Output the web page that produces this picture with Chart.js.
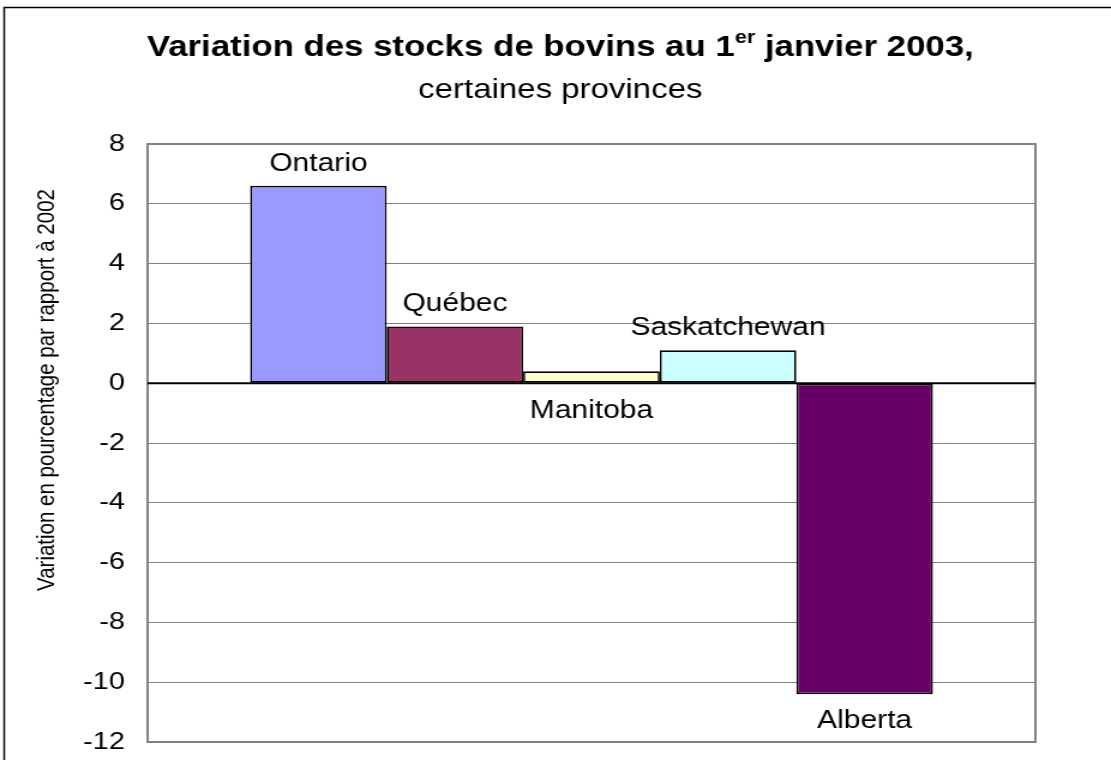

---

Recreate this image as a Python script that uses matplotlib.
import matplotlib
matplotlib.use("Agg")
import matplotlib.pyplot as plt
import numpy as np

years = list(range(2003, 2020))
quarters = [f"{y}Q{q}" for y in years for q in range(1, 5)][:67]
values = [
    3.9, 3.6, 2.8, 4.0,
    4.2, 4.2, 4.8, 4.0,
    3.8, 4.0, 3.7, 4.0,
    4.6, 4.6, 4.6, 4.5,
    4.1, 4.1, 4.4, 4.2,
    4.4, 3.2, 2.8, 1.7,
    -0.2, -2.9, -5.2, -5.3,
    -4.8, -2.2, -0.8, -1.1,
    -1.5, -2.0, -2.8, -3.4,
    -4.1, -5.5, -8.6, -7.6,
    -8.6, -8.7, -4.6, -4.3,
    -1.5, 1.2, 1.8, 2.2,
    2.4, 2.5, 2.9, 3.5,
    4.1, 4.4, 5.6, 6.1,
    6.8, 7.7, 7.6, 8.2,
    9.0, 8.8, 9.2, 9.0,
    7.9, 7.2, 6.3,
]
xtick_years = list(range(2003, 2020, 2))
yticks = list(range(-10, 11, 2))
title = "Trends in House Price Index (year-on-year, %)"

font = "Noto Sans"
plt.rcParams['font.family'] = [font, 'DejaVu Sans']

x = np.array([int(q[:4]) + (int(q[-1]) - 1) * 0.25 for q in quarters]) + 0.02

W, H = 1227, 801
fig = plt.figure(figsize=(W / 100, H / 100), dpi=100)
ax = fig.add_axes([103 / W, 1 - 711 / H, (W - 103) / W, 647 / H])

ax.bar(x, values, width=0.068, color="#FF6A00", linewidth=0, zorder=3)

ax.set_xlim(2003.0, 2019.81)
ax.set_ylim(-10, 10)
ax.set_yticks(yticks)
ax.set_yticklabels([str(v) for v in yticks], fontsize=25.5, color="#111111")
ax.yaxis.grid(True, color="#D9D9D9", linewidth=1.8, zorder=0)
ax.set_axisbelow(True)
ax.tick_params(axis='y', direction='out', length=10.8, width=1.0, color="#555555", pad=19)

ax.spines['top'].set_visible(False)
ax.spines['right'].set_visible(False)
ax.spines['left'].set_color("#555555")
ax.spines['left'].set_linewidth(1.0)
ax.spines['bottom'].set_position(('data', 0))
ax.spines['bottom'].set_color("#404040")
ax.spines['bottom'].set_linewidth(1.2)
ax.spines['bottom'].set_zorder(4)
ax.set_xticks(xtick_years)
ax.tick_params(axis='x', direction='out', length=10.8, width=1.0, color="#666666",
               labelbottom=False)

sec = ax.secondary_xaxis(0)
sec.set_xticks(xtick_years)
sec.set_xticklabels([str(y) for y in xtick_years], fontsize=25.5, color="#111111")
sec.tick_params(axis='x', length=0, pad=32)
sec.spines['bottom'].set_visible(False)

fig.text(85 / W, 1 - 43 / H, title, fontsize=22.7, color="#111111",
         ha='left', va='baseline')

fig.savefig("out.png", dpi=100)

* * *

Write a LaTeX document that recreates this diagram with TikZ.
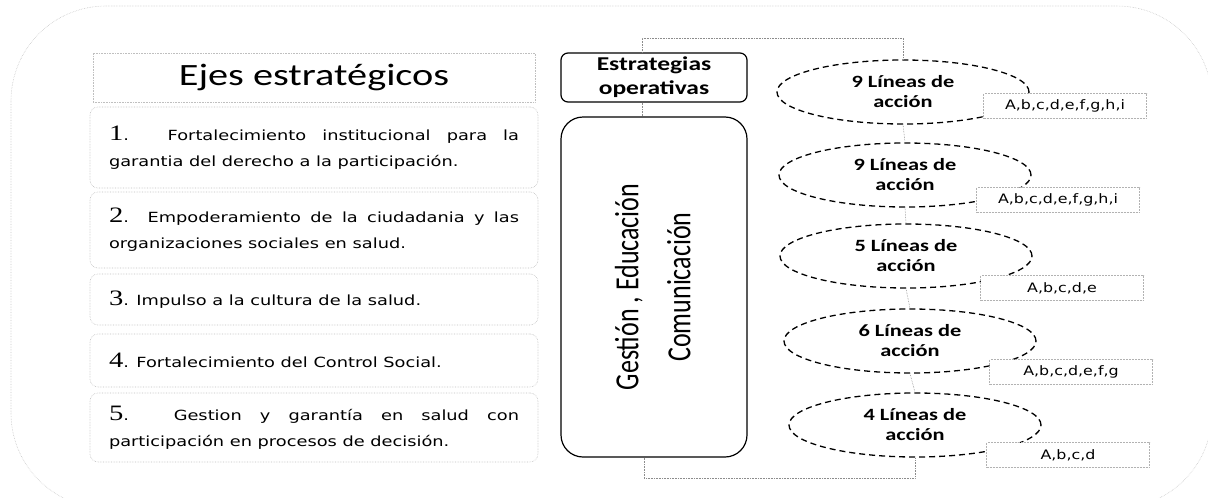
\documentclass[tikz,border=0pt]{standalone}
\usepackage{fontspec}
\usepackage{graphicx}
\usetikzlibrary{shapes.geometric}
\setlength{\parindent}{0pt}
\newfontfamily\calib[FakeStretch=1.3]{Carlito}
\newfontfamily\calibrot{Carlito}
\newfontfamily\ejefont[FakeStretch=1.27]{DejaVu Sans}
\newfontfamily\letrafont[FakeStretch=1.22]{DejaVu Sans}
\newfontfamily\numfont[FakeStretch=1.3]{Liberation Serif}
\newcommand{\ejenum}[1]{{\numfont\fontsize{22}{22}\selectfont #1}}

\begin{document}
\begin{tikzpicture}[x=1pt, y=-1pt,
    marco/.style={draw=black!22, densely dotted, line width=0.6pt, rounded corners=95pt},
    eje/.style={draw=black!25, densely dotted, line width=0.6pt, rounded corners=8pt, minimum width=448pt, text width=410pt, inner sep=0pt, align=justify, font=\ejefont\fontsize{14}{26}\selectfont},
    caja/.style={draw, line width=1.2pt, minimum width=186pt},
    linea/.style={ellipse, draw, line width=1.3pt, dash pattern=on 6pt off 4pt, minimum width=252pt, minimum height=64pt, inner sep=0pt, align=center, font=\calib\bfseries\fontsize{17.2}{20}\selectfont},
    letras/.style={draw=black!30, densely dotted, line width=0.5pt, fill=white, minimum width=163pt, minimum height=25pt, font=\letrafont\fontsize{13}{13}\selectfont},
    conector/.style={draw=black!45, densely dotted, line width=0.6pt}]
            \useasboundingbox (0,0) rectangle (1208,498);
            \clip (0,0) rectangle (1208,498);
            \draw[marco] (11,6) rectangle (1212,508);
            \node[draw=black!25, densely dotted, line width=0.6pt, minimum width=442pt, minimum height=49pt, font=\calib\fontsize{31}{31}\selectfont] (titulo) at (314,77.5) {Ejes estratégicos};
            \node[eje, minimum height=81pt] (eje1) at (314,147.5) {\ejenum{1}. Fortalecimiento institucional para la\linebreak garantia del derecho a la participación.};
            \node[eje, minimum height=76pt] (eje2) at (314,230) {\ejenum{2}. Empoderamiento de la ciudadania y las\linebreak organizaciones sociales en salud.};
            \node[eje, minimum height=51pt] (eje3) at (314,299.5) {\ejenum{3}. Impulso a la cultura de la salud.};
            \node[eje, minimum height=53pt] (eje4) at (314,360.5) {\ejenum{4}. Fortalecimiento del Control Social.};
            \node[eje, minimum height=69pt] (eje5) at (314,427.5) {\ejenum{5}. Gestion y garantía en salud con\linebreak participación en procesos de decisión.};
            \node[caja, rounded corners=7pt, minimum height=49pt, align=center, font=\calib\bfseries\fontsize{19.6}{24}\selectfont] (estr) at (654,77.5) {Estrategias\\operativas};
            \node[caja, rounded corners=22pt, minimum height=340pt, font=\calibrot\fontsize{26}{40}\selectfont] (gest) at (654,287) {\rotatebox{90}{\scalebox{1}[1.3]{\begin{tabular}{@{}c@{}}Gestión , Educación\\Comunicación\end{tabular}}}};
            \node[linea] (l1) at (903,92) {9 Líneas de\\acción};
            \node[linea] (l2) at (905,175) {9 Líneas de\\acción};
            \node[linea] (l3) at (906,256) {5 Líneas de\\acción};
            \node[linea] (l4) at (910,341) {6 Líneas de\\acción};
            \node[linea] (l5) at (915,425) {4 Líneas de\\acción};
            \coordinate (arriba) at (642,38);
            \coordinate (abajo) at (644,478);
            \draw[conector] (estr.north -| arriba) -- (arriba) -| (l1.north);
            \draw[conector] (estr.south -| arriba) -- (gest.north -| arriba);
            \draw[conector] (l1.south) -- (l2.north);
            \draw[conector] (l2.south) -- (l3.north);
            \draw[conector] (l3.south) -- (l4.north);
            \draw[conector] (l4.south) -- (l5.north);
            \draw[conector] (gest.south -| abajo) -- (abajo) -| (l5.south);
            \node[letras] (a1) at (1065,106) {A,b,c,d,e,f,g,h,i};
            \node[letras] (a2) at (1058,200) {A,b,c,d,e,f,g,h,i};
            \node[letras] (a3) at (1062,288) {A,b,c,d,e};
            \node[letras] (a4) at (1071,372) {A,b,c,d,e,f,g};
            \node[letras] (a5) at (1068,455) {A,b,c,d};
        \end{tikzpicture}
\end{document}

Task details:
Find every line in the records that contains the word "matplotlib"; copy those lines.

Solution for this task:
Recreate this image as a Python script that uses matplotlib.
import matplotlib
matplotlib.use("Agg")
import matplotlib.pyplot as plt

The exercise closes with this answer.